• _SHORT EXERCISE_
Your output is the lines from the first one to the one containing "from matplotlib.cm import ScalarMappable", repeated exactly, with images left out.
<<<<
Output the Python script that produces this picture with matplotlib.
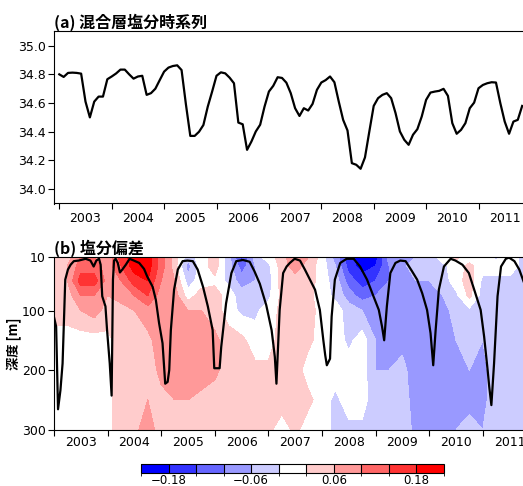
import matplotlib
matplotlib.use("Agg")
import matplotlib.pyplot as plt
import numpy as np
from matplotlib.colors import ListedColormap, BoundaryNorm
from matplotlib.cm import ScalarMappable

# ---- data ----
# (a) monthly mixed-layer salinity, Jan 2003 onwards
ml_salt = [34.80, 34.782, 34.81, 34.812, 34.81, 34.805, 34.61, 34.50, 34.61, 34.645, 34.645, 34.766,
           34.785, 34.806, 34.833, 34.833, 34.80, 34.77, 34.785, 34.79, 34.657, 34.669, 34.70, 34.76,
           34.819, 34.847, 34.858, 34.863, 34.83, 34.59, 34.371, 34.371, 34.40, 34.447, 34.575, 34.68,
           34.79, 34.814, 34.807, 34.777, 34.738, 34.464, 34.452, 34.274, 34.332, 34.402, 34.449, 34.575,
           34.68, 34.72, 34.78, 34.775, 34.742, 34.669, 34.564, 34.51, 34.564, 34.548, 34.594, 34.692,
           34.743, 34.76, 34.785, 34.745, 34.61, 34.483, 34.409, 34.181, 34.17, 34.142, 34.221, 34.402,
           34.58, 34.634, 34.657, 34.669, 34.634, 34.53, 34.402, 34.344, 34.309, 34.379, 34.418, 34.506,
           34.622, 34.673, 34.68, 34.685, 34.699, 34.65, 34.46, 34.386, 34.413, 34.46, 34.564, 34.603,
           34.703, 34.726, 34.738, 34.745, 34.743, 34.599, 34.471, 34.386, 34.471, 34.483, 34.58]
ml_time = 2003 + np.arange(len(ml_salt)) / 12.0

# (b) salinity anomaly, quarterly columns x depth rows
anom_depth = [10, 25, 50, 75, 100, 150, 200, 250, 300]
anom_time = 2003 + 0.25 * np.arange(36)
anom = [
    [0.04, 0.04, 0.10, 0.10, 0.06, 0.16, 0.20, 0.20, 0.12, 0.04, -0.04, 0.0, 0.04, -0.04, -0.16, -0.04, 0.0, 0.04,
     0.10, 0.06, 0.0, -0.08, -0.16, -0.22, -0.20, -0.08, -0.08, -0.06, -0.04, 0.0, 0.03, 0.0, 0.0, -0.03, 0.0, -0.03],
    [0.04, 0.06, 0.12, 0.12, 0.08, 0.14, 0.20, 0.20, 0.12, 0.04, -0.08, 0.0, 0.04, -0.04, -0.12, -0.06, -0.03, 0.04,
     0.08, 0.04, 0.0, -0.06, -0.16, -0.20, -0.18, -0.10, -0.07, -0.04, -0.04, -0.03, 0.0, 0.03, 0.0, 0.0, 0.0, -0.03],
    [0.04, 0.06, 0.16, 0.16, 0.08, 0.10, 0.16, 0.18, 0.10, 0.06, -0.04, 0.0, 0.01, -0.03, -0.08, -0.06, -0.04, 0.04,
     0.04, 0.04, 0.0, -0.04, -0.12, -0.16, -0.14, -0.10, -0.08, -0.06, -0.06, -0.04, 0.0, 0.04, -0.03, -0.03, -0.03, -0.04],
    [0.04, 0.04, 0.10, 0.10, 0.06, 0.07, 0.10, 0.14, 0.08, 0.08, 0.0, 0.04, 0.04, 0.0, -0.04, -0.04, -0.03, 0.03,
     0.04, 0.03, 0.0, -0.03, -0.08, -0.12, -0.10, -0.08, -0.08, -0.08, -0.08, -0.06, -0.03, 0.03, -0.04, -0.04, -0.04, -0.04],
    [0.04, 0.04, 0.06, 0.08, 0.04, 0.05, 0.06, 0.08, 0.08, 0.08, 0.06, 0.06, 0.04, 0.0, -0.03, -0.03, 0.0, 0.03,
     0.04, 0.04, 0.0, 0.0, -0.04, -0.06, -0.08, -0.08, -0.08, -0.08, -0.08, -0.08, -0.04, -0.03, -0.04, -0.04, -0.04, -0.04],
    [0.0, 0.0, 0.0, 0.0, 0.01, 0.04, 0.04, 0.05, 0.08, 0.08, 0.08, 0.08, 0.07, 0.04, 0.03, 0.0, 0.0, 0.04,
     0.04, 0.03, 0.0, 0.0, -0.03, 0.0, -0.06, -0.08, -0.07, -0.08, -0.08, -0.08, -0.06, -0.04, -0.06, -0.04, -0.04, -0.04],
    [0.0, 0.0, 0.0, 0.0, 0.01, 0.04, 0.04, 0.04, 0.07, 0.08, 0.08, 0.08, 0.07, 0.04, 0.04, 0.03, 0.03, 0.04,
     0.04, 0.0, 0.0, 0.0, 0.0, 0.0, -0.06, -0.06, -0.05, -0.08, -0.08, -0.08, -0.08, -0.06, -0.07, -0.04, -0.04, -0.04],
    [0.0, 0.0, 0.0, 0.0, 0.01, 0.04, 0.04, 0.06, 0.05, 0.06, 0.06, 0.05, 0.04, 0.04, 0.04, 0.04, 0.04, 0.04,
     0.03, 0.03, 0.0, -0.03, 0.0, 0.0, -0.05, -0.04, -0.04, -0.08, -0.09, -0.09, -0.08, -0.07, -0.07, -0.04, -0.04, -0.04],
    [0.0, 0.0, 0.0, 0.0, 0.01, 0.04, 0.05, 0.08, 0.04, 0.04, 0.04, 0.04, 0.04, 0.04, 0.04, 0.04, 0.03, 0.0,
     0.03, 0.0, 0.0, -0.03, -0.03, -0.03, -0.03, -0.04, -0.04, -0.07, -0.10, -0.08, -0.06, -0.05, -0.06, -0.04, -0.04, -0.04],
]

# mixed layer depth (black line in panel b)
mld_year = [2003.0, 2003.04, 2003.075, 2003.12, 2003.16, 2003.19, 2003.21, 2003.26, 2003.31, 2003.37, 2003.46,
            2003.59, 2003.68, 2003.74, 2003.79, 2003.84, 2003.87, 2003.90, 2003.96, 2003.99, 2004.04, 2004.075,
            2004.10, 2004.12, 2004.15, 2004.19, 2004.23, 2004.275, 2004.34, 2004.41, 2004.49, 2004.59, 2004.68,
            2004.74, 2004.84, 2004.90, 2004.96, 2005.025, 2005.075, 2005.12, 2005.15, 2005.18, 2005.24, 2005.31,
            2005.40, 2005.49, 2005.59, 2005.68, 2005.78, 2005.87, 2005.96, 2005.99, 2006.09, 2006.12, 2006.21,
            2006.31, 2006.40, 2006.525, 2006.65, 2006.74, 2006.84, 2006.96, 2007.06, 2007.12, 2007.15, 2007.21,
            2007.275, 2007.34, 2007.40, 2007.49, 2007.59, 2007.68, 2007.775, 2007.87, 2007.96, 2008.025, 2008.06,
            2008.09, 2008.15, 2008.18, 2008.24, 2008.34, 2008.46, 2008.59, 2008.71, 2008.84, 2008.96, 2009.06,
            2009.12, 2009.16, 2009.21, 2009.275, 2009.37, 2009.46, 2009.56, 2009.68, 2009.775, 2009.87, 2009.96,
            2010.025, 2010.075, 2010.12, 2010.18, 2010.275, 2010.40, 2010.49, 2010.62, 2010.74, 2010.84, 2010.96,
            2011.025, 2011.09, 2011.12, 2011.16, 2011.21, 2011.275, 2011.34, 2011.43, 2011.49, 2011.59, 2011.68,
            2011.76]
mld_depth = [111, 127, 266, 234, 189, 105, 48, 31, 23, 17, 16,
             13, 16, 26, 16, 13, 23, 76, 93, 133, 189, 243,
             48, 16, 13, 20, 36, 31, 23, 13, 16, 20, 30,
             43, 60, 82, 121, 155, 223, 220, 200, 133, 65, 31,
             17, 16, 17, 31, 60, 93, 133, 197, 197, 161, 88,
             37, 17, 15, 18, 34, 55, 91, 133, 178, 223, 99,
             37, 26, 20, 13, 16, 31, 48, 65, 99, 150, 175,
             192, 181, 110, 48, 20, 13, 13, 26, 48, 76, 99,
             127, 150, 93, 37, 20, 16, 17, 34, 48, 71, 99,
             138, 192, 133, 65, 26, 13, 16, 23, 37, 65, 99,
             144, 200, 228, 259, 189, 76, 26, 13, 11, 17, 31,
             51]

years = list(range(2003, 2012))
cb_ticks = [-0.18, -0.06, 0.06, 0.18]
colors = ['#0000ff', '#3333ff', '#6666ff', '#9999ff', '#ccccff', '#ffffff',
          '#ffcccc', '#ff9999', '#ff6666', '#ff3333', '#ff0000']

cjk = ['Noto Sans CJK JP', 'DejaVu Sans']
W, H = 523, 486
fig = plt.figure(figsize=(W / 100, H / 100), dpi=100)

def year_axis(ax):
    ax.set_xticks(years)
    ax.set_xticklabels([''] * len(years))
    ax.set_xticks([y + 0.5 for y in years], minor=True)
    ax.set_xticklabels([str(y) for y in years], minor=True)
    ax.tick_params(axis='x', which='major', direction='out', length=4, width=0.8)
    ax.tick_params(axis='x', which='minor', length=0, pad=6, labelsize=9)
    ax.tick_params(axis='y', direction='out', length=4, width=0.8, labelsize=9, pad=2)
    ax.spines['right'].set_visible(False)

# ---- (a) time series ----
ax1 = fig.add_axes([54 / W, 1 - 203.5 / H, 1 - 54 / W, 172.2 / H])
ax1.plot(ml_time, ml_salt, color='black', lw=1.6)
ax1.set_xlim(2003 - 5.3 / 52.4, 2003 + (523 - 59.3) / 52.4)
ax1.set_ylim(33.9, 35.1)
ax1.set_yticks(np.arange(34.0, 35.01, 0.2))
ax1.set_yticklabels([f"{v:.1f}" for v in np.arange(34.0, 35.01, 0.2)])
year_axis(ax1)
ax1.set_title("(a) 混合層塩分時系列", loc='left', fontsize=11.5, fontweight='bold',
              family=cjk, pad=2)

# ---- (b) anomaly section ----
ax2 = fig.add_axes([54 / W, 1 - 429.5 / H, 1 - 54 / W, 172.5 / H])
levels = [-1, -0.18, -0.14, -0.10, -0.06, -0.02, 0.02, 0.06, 0.10, 0.14, 0.18, 1]
cmap = ListedColormap(colors)
ax2.contourf(anom_time, anom_depth, np.array(anom), levels=levels, colors=colors)
ax2.plot(mld_year, mld_depth, color='black', lw=1.6)
ax2.set_xlim(2003.0, 2011.75)
ax2.set_ylim(300, 10)
ax2.set_yticks([10, 100, 200, 300])
year_axis(ax2)
ax2.tick_params(axis='x', which='minor', pad=5)
ax2.set_ylabel("深度 [m]", family=cjk, fontweight='bold', fontsize=9.5)
ax2.yaxis.set_label_coords(-0.068, 0.5)
ax2.set_title("(b) 塩分偏差", loc='left', fontsize=11.5, fontweight='bold',
              family=cjk, pad=2)

# ---- colorbar ----
cax = fig.add_axes([141 / W, 1 - 473 / H, 303 / W, 9 / H])
bounds = np.linspace(-0.22, 0.22, 12)
sm = ScalarMappable(norm=BoundaryNorm(bounds, cmap.N), cmap=cmap)
cb = fig.colorbar(sm, cax=cax, orientation='horizontal', drawedges=True, ticks=cb_ticks)
cb.ax.set_xticklabels([f"{t:.2f}".replace('-', '\u2212') for t in cb_ticks])
cb.ax.tick_params(length=0, labelsize=8.5, pad=1)
cb.outline.set_linewidth(0.8)
cb.dividers.set_linewidth(0.8)

fig.savefig("out.png", dpi=100)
>>>>
• _ANSWER TO THIS TASK_
Output the Python script that produces this picture with matplotlib.
import matplotlib
matplotlib.use("Agg")
import matplotlib.pyplot as plt
import numpy as np
from matplotlib.colors import ListedColormap, BoundaryNorm
from matplotlib.cm import ScalarMappable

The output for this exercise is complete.